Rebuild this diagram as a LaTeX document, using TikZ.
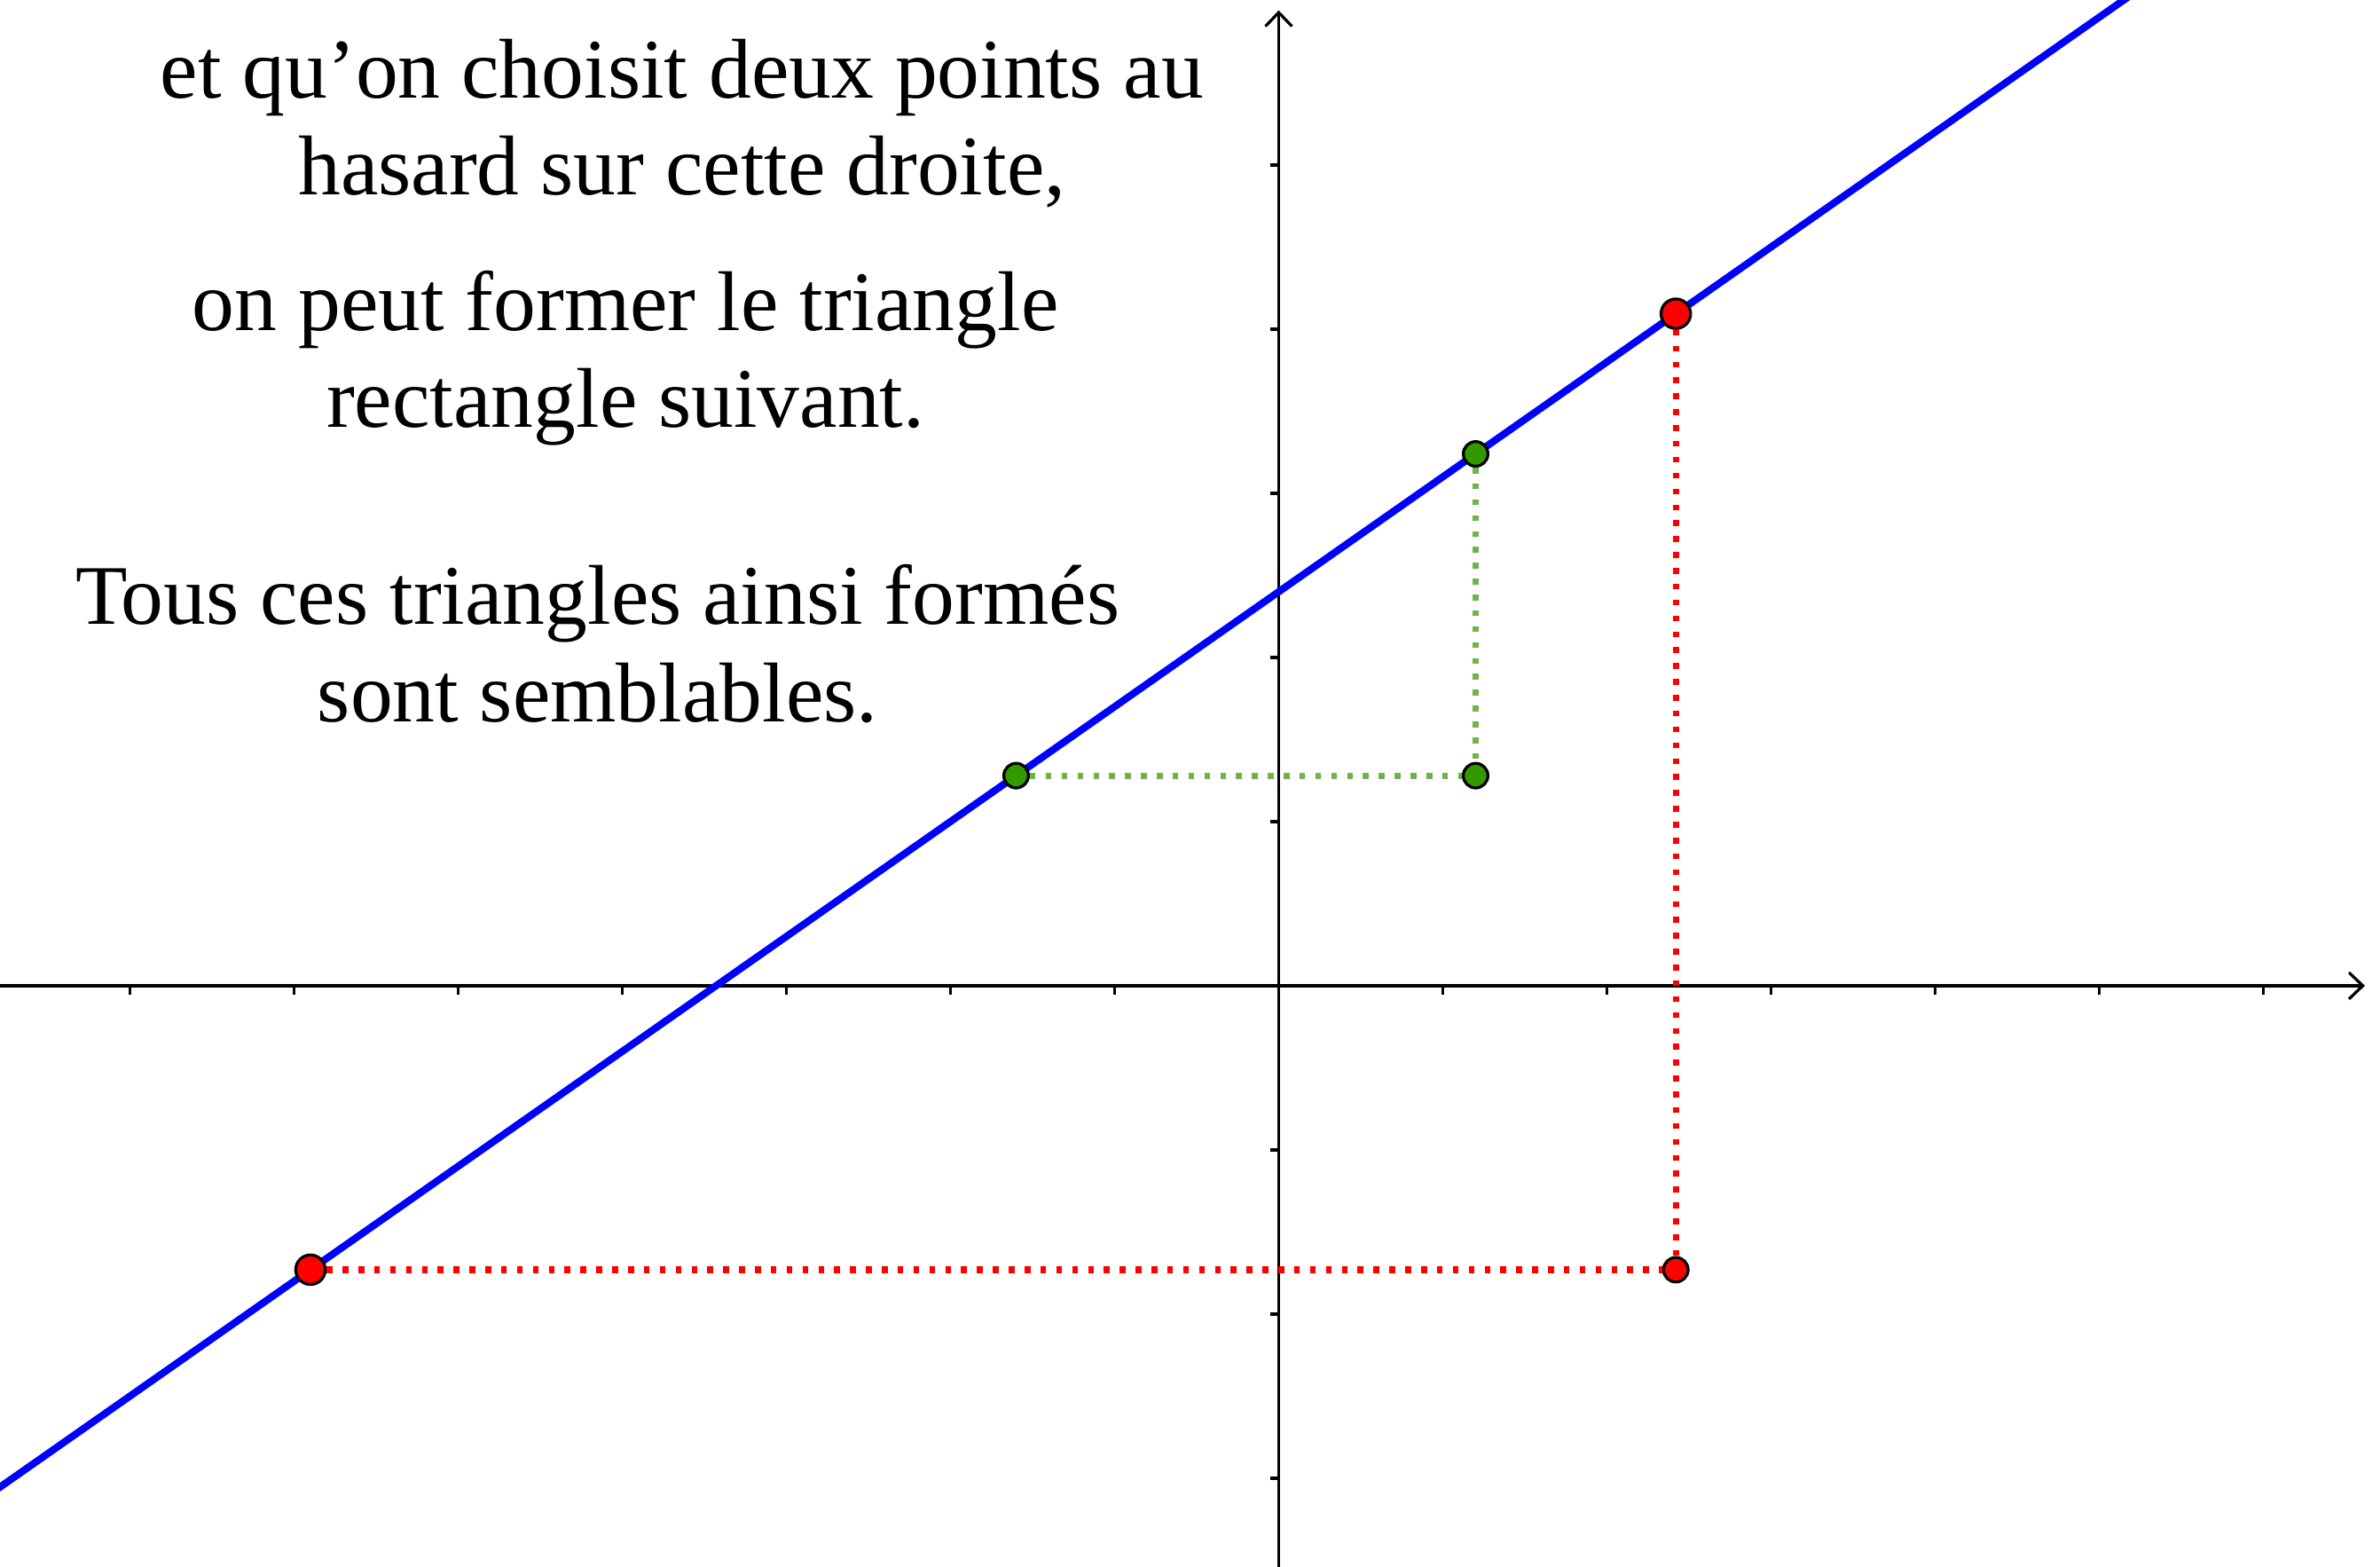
\documentclass[tikz,border=0pt]{standalone}
\usepackage{fontspec}
\setmainfont{Liberation Serif}
\usetikzlibrary{arrows.meta}
\definecolor{ptgreen}{RGB}{51,153,0}
\definecolor{dotgreen}{RGB}{110,180,75}
\begin{document}
\begin{tikzpicture}[
  axis/.style={line width=0.5pt, black, -{Straight Barb[length=2.4pt,width=4.6pt,line width=0.5pt]}},
  tickmark/.style={line width=0.5pt, black},
  bluelinestyle/.style={line width=1.25pt, blue},
  dotline/.style={line width=1.1pt, dash pattern=on 1.0pt off 1.75pt},
  bigpt/.style={circle, draw=black, line width=0.5pt, fill=red, inner sep=0pt, minimum size=0.18cm},
  redpt/.style={circle, draw=black, line width=0.5pt, fill=red, inner sep=0pt, minimum size=0.15cm},
  greenpt/.style={circle, draw=black, line width=0.5pt, fill=ptgreen, inner sep=0pt, minimum size=0.15cm},
  txt/.style={anchor=base, inner sep=0pt, font=\fontsize{14.7}{16.8}\selectfont}
]
\useasboundingbox (-7.792,-3.541) rectangle (6.711,6.005);
\clip (-7.792,-3.541) rectangle (6.711,6.005);
% axes
\coordinate (xl) at (-7.9,0);
\coordinate (xr) at (6.619,0);
\coordinate (yb) at (0,-3.6);
\coordinate (yt) at (0,5.942);
\draw[axis] (xl) -- (xr);
\draw[axis] (yb) -- (yt);
\foreach \i in {-7,...,-1,1,2,...,6} \draw[tickmark] (\i,0) -- (\i,-0.054);
\foreach \j in {-3,...,-1,1,2,...,5} \draw[tickmark] (0,\j) -- (-0.05,\j);
% line y = 0.7x + 2.4
\coordinate (L1) at (-8,-3.2);
\coordinate (L2) at (6,6.6);
\draw[bluelinestyle] (L1) -- (L2);
% points
\node[bigpt] (A) at (-5.9,-1.73) {};
\node[bigpt] (B) at (2.42,4.094) {};
\node[redpt] (C) at (2.42,-1.73) {};
\node[greenpt] (G1) at (-1.6,1.28) {};
\node[greenpt] (G2) at (1.2,3.24) {};
\node[greenpt] (G3) at (1.2,1.28) {};
\draw[dotline, red] (A) -- (C);
\draw[dotline, red] (B) -- (C);
\draw[dotline, dotgreen] (G1) -- (G3);
\draw[dotline, dotgreen] (G2) -- (G3);
% texts
\node[txt] (t1) at (-3.636,5.41) {et qu’on choisit deux points au};
\node[txt] (t2) at (-3.636,4.82) {hasard sur cette droite,};
\node[txt] (t3) at (-3.98,3.99) {on peut former le triangle};
\node[txt] (t4) at (-3.98,3.40) {rectangle suivant.};
\node[txt] (t5) at (-4.15,2.20) {Tous ces triangles ainsi formés};
\node[txt] (t6) at (-4.15,1.61) {sont semblables.};
\end{tikzpicture}
\end{document}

----------------

Write the full listing out again with every line unchanged, but include no pictures.

Rebuild this diagram as a LaTeX document, using TikZ.
\documentclass[tikz,border=0pt]{standalone}
\usepackage{fontspec}
\setmainfont{Liberation Serif}
\usetikzlibrary{arrows.meta}
\definecolor{ptgreen}{RGB}{51,153,0}
\definecolor{dotgreen}{RGB}{110,180,75}
\begin{document}
\begin{tikzpicture}[
  axis/.style={line width=0.5pt, black, -{Straight Barb[length=2.4pt,width=4.6pt,line width=0.5pt]}},
  tickmark/.style={line width=0.5pt, black},
  bluelinestyle/.style={line width=1.25pt, blue},
  dotline/.style={line width=1.1pt, dash pattern=on 1.0pt off 1.75pt},
  bigpt/.style={circle, draw=black, line width=0.5pt, fill=red, inner sep=0pt, minimum size=0.18cm},
  redpt/.style={circle, draw=black, line width=0.5pt, fill=red, inner sep=0pt, minimum size=0.15cm},
  greenpt/.style={circle, draw=black, line width=0.5pt, fill=ptgreen, inner sep=0pt, minimum size=0.15cm},
  txt/.style={anchor=base, inner sep=0pt, font=\fontsize{14.7}{16.8}\selectfont}
]
\useasboundingbox (-7.792,-3.541) rectangle (6.711,6.005);
\clip (-7.792,-3.541) rectangle (6.711,6.005);
% axes
\coordinate (xl) at (-7.9,0);
\coordinate (xr) at (6.619,0);
\coordinate (yb) at (0,-3.6);
\coordinate (yt) at (0,5.942);
\draw[axis] (xl) -- (xr);
\draw[axis] (yb) -- (yt);
\foreach \i in {-7,...,-1,1,2,...,6} \draw[tickmark] (\i,0) -- (\i,-0.054);
\foreach \j in {-3,...,-1,1,2,...,5} \draw[tickmark] (0,\j) -- (-0.05,\j);
% line y = 0.7x + 2.4
\coordinate (L1) at (-8,-3.2);
\coordinate (L2) at (6,6.6);
\draw[bluelinestyle] (L1) -- (L2);
% points
\node[bigpt] (A) at (-5.9,-1.73) {};
\node[bigpt] (B) at (2.42,4.094) {};
\node[redpt] (C) at (2.42,-1.73) {};
\node[greenpt] (G1) at (-1.6,1.28) {};
\node[greenpt] (G2) at (1.2,3.24) {};
\node[greenpt] (G3) at (1.2,1.28) {};
\draw[dotline, red] (A) -- (C);
\draw[dotline, red] (B) -- (C);
\draw[dotline, dotgreen] (G1) -- (G3);
\draw[dotline, dotgreen] (G2) -- (G3);
% texts
\node[txt] (t1) at (-3.636,5.41) {et qu’on choisit deux points au};
\node[txt] (t2) at (-3.636,4.82) {hasard sur cette droite,};
\node[txt] (t3) at (-3.98,3.99) {on peut former le triangle};
\node[txt] (t4) at (-3.98,3.40) {rectangle suivant.};
\node[txt] (t5) at (-4.15,2.20) {Tous ces triangles ainsi formés};
\node[txt] (t6) at (-4.15,1.61) {sont semblables.};
\end{tikzpicture}
\end{document}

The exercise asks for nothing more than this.